Applier systems, however, send the UUID for a texture to be applied directly to the corresponding mesh (“onion”) layer of the body  / head that is to wear it. Thus, if these textures are to be arbitrarily injected into the bake stack by means of a script, the issue is where should the information relating to these textures (what they are, where they sits in the stack of wearable layers, etc.) actually stored? The Bake Service has no means of either storing it, or directly sending the information to the mesh layer where it can be stored.
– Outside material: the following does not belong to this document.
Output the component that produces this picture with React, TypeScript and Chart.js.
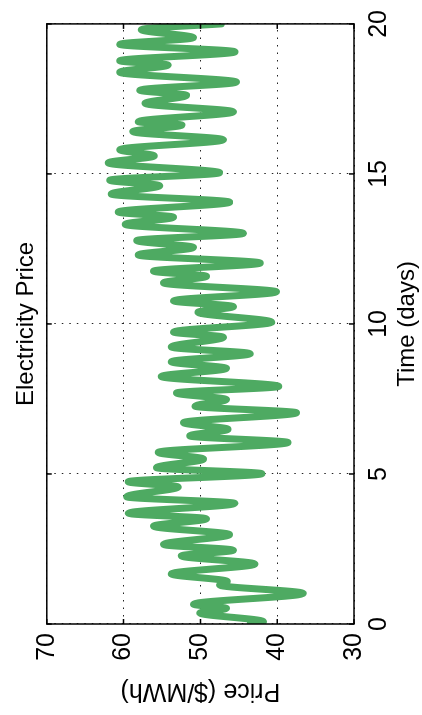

Bakes on Mesh: Mesh Conflicts and Resolution

[36:39-44:30] Even with the additional Bake Service slots Anchor linden is implementing (above), mesh bodies are broken up into more parts than can be supported by the Bake Service slots (they have separate hands, feet and hair, two arms (as opposed to on arm being mirrored as part of the Bake Service upper body slot). This can potentially lead to conflicts in where and how system layers are applied.

Cathy Foil has proposed the introduction of new Bake Service slot / wearable: BAKE_AUX, which could be used to apply additional wearables to a mesh face using that slot / channel – with the added flexibility that each face assigned to BAKE_AUX could utilise a different wearable. The would require changes to both the Bake Service and the viewer Appearance Editor (to offer a tattoo layer input field where the textures for the  BAKE_AUX wearable (see BUG-216084 for more).

The Lab’s concern is that providing BAKE_AUX presents a “blank cheque” for abuse. As up to 60 wearables can be worn at a time, it might allow someone to present the Baking Service with an additional 60 tattoo layers which have to be composited, on top of the six existing bake slots, significantly impacting Bake performance.  However, there are potential benefits to this approach as Cathy notes in the JIRA. It is also one of two ideas for additional slots that has been proposed, and is potentially the more flexible, as such the Lab has accepted the JIRA to give it further consideration.